Holy smokes it is good to be back in the Flathead Valley! I’ve been on the road helping our good friends at Yeti put on the YETI Film Tour throughout the country but due to the ever evolving COVID-19, AKA Corona virus, AKA “The Rona” situation, the Yeti Film Tour is on hold and I find myself back in one of the most beautiful places on the planet, home. I’ve been fortunate to get out and fish several different pieces of water (moving and frozen) but only feel comfortable giving a report on the main stem of the Flathead.
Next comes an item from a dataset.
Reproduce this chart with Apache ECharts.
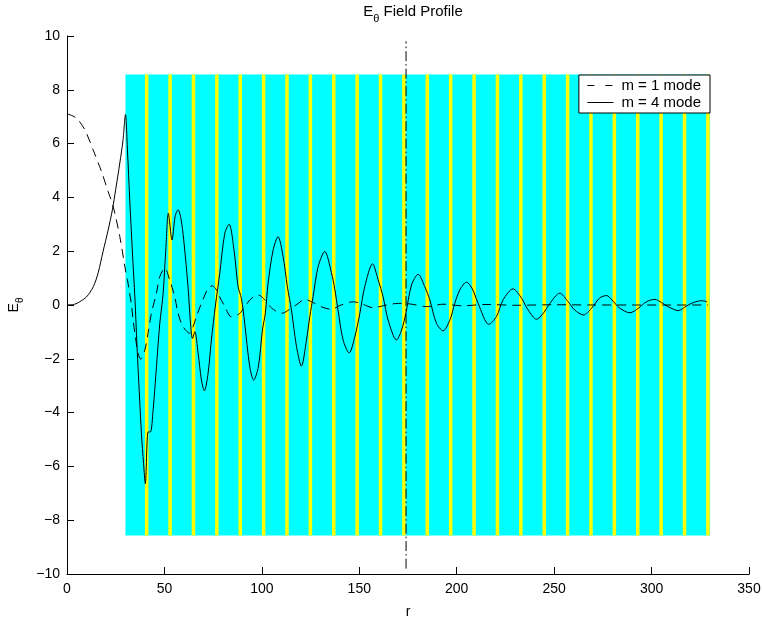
<!DOCTYPE html>
<html>
<head>
<meta charset="utf-8">
<script src="https://cdn.jsdelivr.net/npm/echarts@6/dist/echarts.min.js"></script>
<style>html,body{margin:0;padding:0;background:#fff}#c{width:763px;height:622px}</style>
</head>
<body>
<div id="c"></div>
<script>
// ---- data ----
const xTicks = [0, 50, 100, 150, 200, 250, 300, 350];
const yTicks = [-10, -8, -6, -4, -2, 0, 2, 4, 6, 8, 10];
// cladding region [rStart, rEnd, yLow, yHigh]
const region = [[30, 330, -8.57, 8.57]];
// yellow layer starts (r) and thickness
const stripeStarts = [40, 52, 64, 76, 88, 100, 112, 124, 136, 148, 160, 172, 184, 196, 208, 220, 232, 244, 256, 268, 280, 292, 304, 316, 328];
const stripeWidth = 1.8;
const markerR = 174;
const markerSpan = [-9.8, 9.8];
const m1Name = 'm = 1 mode';
const m4Name = 'm = 4 mode';
const m1Data = [
 [0,7.11],[4.8,6.95],[9.1,6.52],[13.4,5.77],[17.7,4.96],[21.1,4.22],[23.7,3.66],[27.1,2.54],[30,1.3],[31,0.95],[32,0.5],[33,0.05],[34,-0.6],[34.8,-1.05],[36.5,-1.8],[37.8,-2.01],[39.9,-1.68],[41.6,-1.05],[43.3,-0.31],[45.9,0.44],[47.6,1.05],[50.2,1.37],[52.7,0.93],[55.3,0.31],[57,-0.31],[59.6,-0.81],[63,-1.05],[64.7,-0.81],[66.4,-0.43],[69,0.06],[72.4,0.62],[74.6,0.71],[76.7,0.56],[78,0.35],[81,-0.06],[83.5,-0.41],[84.7,-0.43],[88.7,-0.31],[91.2,-0.06],[94.7,0.25],[98.2,0.37],[101.5,0.19],[105.1,-0.12],[110.1,-0.31],[114.3,-0.16],[118.7,0.06],[122,0.21],[127.2,0.06],[131.4,-0.09],[135.7,-0.16],[140,-0.02],[147,0.12],[152,0.02],[157.1,-0.1],[164,0],[170,0.06],[176,0.04],[184.5,-0.06],[193,0.03],[203,-0.03],[215,0.02],[230,-0.01],[250,0.01],[270,0],[290,0],[310,0],[329,0]
];
const m4Data = [
 [0,0],[4,0.03],[6.5,0.12],[10,0.3],[13.5,0.68],[16,1.2],[18.5,1.99],[21,2.75],[23.3,3.54],[25,4.3],[27.1,5.28],[28.7,6.1],[30,7.08],[31,5.8],[32.2,3.91],[33.5,2.05],[34.9,0.19],[35.9,-1.5],[37.3,-3.54],[38.2,-4.78],[39.3,-5.9],[40.2,-6.64],[41.6,-4.72],[42.8,-4.72],[44.2,-3.9],[45.9,-2.3],[47.6,-0.7],[49.3,0.4],[50.7,2.05],[52,3.41],[53.9,2.42],[55.5,3.3],[57,3.54],[58.5,3.2],[59.9,2.42],[62.1,0.68],[63.5,-0.8],[64.4,-1.24],[65.6,-0.99],[67.3,-1.8],[69,-2.79],[70.5,-3.19],[72.4,-2.54],[74.1,-1.3],[76.2,0],[78.4,1.18],[81,2.67],[83.2,3.0],[85.7,2.05],[87.8,0.68],[89.5,0.25],[91.2,-0.68],[93.8,-2.3],[95.8,-2.79],[98.2,-2.3],[100.3,-0.93],[101.8,-0.3],[103.2,0.81],[105.8,2.05],[108.3,2.54],[110.9,1.8],[113.1,0.68],[115.2,-0.19],[117.8,-1.55],[120.3,-2.27],[122.9,-1.3],[124.6,-0.43],[126.3,0.31],[128.9,1.43],[132.3,1.99],[135.7,1.2],[137.4,0.6],[139.1,-0.19],[141.7,-1.3],[144.8,-1.78],[147.7,-1.18],[150.3,-0.31],[152.8,0.68],[156.8,1.53],[159.7,0.93],[162.2,0.31],[164.8,-0.56],[169.1,-1.3],[171.7,-0.93],[173.9,-0.31],[176.8,0.74],[180.2,1.14],[183.6,0.68],[186.2,0.19],[189.6,-0.68],[193,-0.96],[196.5,-0.56],[199,0.06],[201.6,0.56],[205,0.85],[208,0.6],[211,0.06],[216.5,-0.72],[220.4,-0.43],[223.8,0.19],[228.9,0.6],[233.3,0.25],[236.7,-0.19],[241,-0.53],[244.4,-0.31],[247.8,0.06],[252.9,0.44],[257.2,0.12],[260.6,-0.19],[265,-0.37],[269.2,-0.12],[273.5,0.27],[277,0.35],[279.6,0.19],[283.7,-0.12],[288.9,-0.29],[293.2,-0.12],[297.4,0.12],[301.7,0.21],[305.1,0.09],[308.5,-0.06],[313.7,-0.21],[317.9,-0.04],[321.4,0.09],[325.7,0.16],[328.5,0.12]
];

// ---- chart ----
const FONT = 'Liberation Sans, Arial, Helvetica, sans-serif';
const chart = echarts.init(document.getElementById('c'), null, {renderer: 'canvas'});
const stripeRects = stripeStarts.map(s => [s, s + stripeWidth, region[0][2], region[0][3]]);
function rectItem(params, api) {
  const p0 = api.coord([api.value(0), api.value(3)]);
  const p1 = api.coord([api.value(1), api.value(2)]);
  return {type: 'rect', shape: {x: p0[0], y: p0[1], width: p1[0] - p0[0], height: p1[1] - p0[1]}, style: {fill: api.visual('color')}};
}
const fmt = v => String(v).replace('-', '\u2212');
const axisCommon = {
  axisLine: {show: true, onZero: false, lineStyle: {color: '#000', width: 1}},
  axisTick: {show: true, inside: true, length: 7, lineStyle: {color: '#000'}},
  axisLabel: {color: '#000', fontSize: 14, fontFamily: FONT, formatter: fmt},
  splitLine: {show: false}
};
const subRich = {
  e: {fontSize: 14, fontFamily: FONT, color: '#000', fontWeight: 'normal'},
  s: {fontSize: 10, fontFamily: FONT, color: '#000', fontWeight: 'normal', padding: [12, 0, 0, 0]}
};
const titleRich = {
  e: {fontSize: 15, fontFamily: FONT, color: '#000', fontWeight: 'normal'},
  s: {fontSize: 11, fontFamily: FONT, color: '#000', fontWeight: 'normal', padding: [13, 0, 0, 0]}
};
chart.setOption({
  animation: false,
  backgroundColor: '#fff',
  title: {
    text: '{e|E}{s|θ}{e| Field Profile}',
    left: 408, top: -5, textAlign: 'center',
    textStyle: {fontWeight: 'normal', rich: titleRich}
  },
  legend: {
    data: [
      {name: m1Name, lineStyle: {type: [7, 11], width: 1, color: '#000'}},
      {name: m4Name, lineStyle: {type: 'solid', width: 1, color: '#000'}}
    ],
    selectedMode: false, orient: 'vertical',
    right: 53, top: 75, backgroundColor: '#fff', borderColor: '#000', borderWidth: 1,
    padding: [3, 9, 3, 8], itemGap: 2, itemWidth: 26, itemHeight: 15,
    itemStyle: {opacity: 0},
    textStyle: {fontSize: 15, fontFamily: FONT, color: '#000', padding: [0, 0, 0, 3]}
  },
  grid: {left: 67, right: 14, top: 36, bottom: 48, containLabel: false, outerBoundsMode: 'none'},
  xAxis: Object.assign({}, axisCommon, {
    type: 'value', min: xTicks[0], max: xTicks[xTicks.length - 1], interval: 50,
    name: 'r', nameLocation: 'middle', nameGap: 31,
    nameTextStyle: {fontSize: 14, fontFamily: FONT, color: '#000'},
    axisLabel: Object.assign({}, axisCommon.axisLabel, {margin: 8})
  }),
  yAxis: Object.assign({}, axisCommon, {
    type: 'value', min: yTicks[0], max: yTicks[yTicks.length - 1], interval: 2,
    name: '{e|E}{s|θ}', nameLocation: 'middle', nameGap: 42, nameRotate: 90,
    nameTextStyle: {rich: subRich},
    axisLabel: Object.assign({}, axisCommon.axisLabel, {margin: 7})
  }),
  series: [
    {type: 'custom', renderItem: rectItem, data: region, encode: {x: [0, 1], y: [2, 3]}, itemStyle: {color: '#00ffff'}, silent: true, z: 1},
    {type: 'custom', renderItem: rectItem, data: stripeRects, encode: {x: [0, 1], y: [2, 3]}, itemStyle: {color: '#ffff00'}, silent: true, z: 2},
    {type: 'line', data: [[markerR, markerSpan[0]], [markerR, markerSpan[1]]], symbol: 'none', silent: true, z: 3,
     lineStyle: {color: '#000', width: 1, type: [10, 3, 1.5, 3]}},
    {name: m1Name, type: 'line', data: m1Data, symbol: 'none', smooth: 0.3, z: 4,
     lineStyle: {color: '#000', width: 1, type: [9, 6]}, itemStyle: {color: '#000'}},
    {name: m4Name, type: 'line', data: m4Data, symbol: 'none', smooth: 0.3, z: 5,
     lineStyle: {color: '#000', width: 1, type: 'solid'}, itemStyle: {color: '#000'}}
  ]
});
</script>
</body>
</html>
Fishing this time of year is about quality over quantity. You aren’t going to “slay them bro” but you have a good chance at seeing a quality trout on it’s annual journey from Flathead Lake into the river systems to eventually spawn and that’s pretty cool. Water conditions are great with clear water and well defined winter holding water. At last check, the water temperature on the main stem has been creeping into the low 40’s and slowly rising each day. There have been quality fish caught on a variety of methods, including heavy nymphs fished deep under a bobber, swinging small streamers, and stripping streamers from a boat.
Effective nymphing rigs include brightly beaded stonefly and mayfly nymphs, as well as vibrant colored worms, mop flies, and other attractor nymphs. Keep your leaders long (9-12 ft) and taper down to smaller tippet (3x-5x), with two beaded flies and additional split shot if needed. The streamer bite has had its moments of glory and is a good option while moving to your next nymphing run or swinging through inside corners. Try small streamers in blacks, olives, yellows, and white. Your rate of sink and stripping techniques will vary due to the type of water you choose to fish.
The main stem has been more crowded than normal due to the circumstances pertaining to COVID-19. To some of us who are used to having the river to ourselves this time of year, it can be a little discouraging with the amount of people on the water but please be courteous to your fellow river users. We are going through “interesting times” and I predict that the local fishing pressure is going to be steady throughout the spring or until all the people with real jobs have to return to “the grind”. Be nice, keep the fish wet, and have fun out there!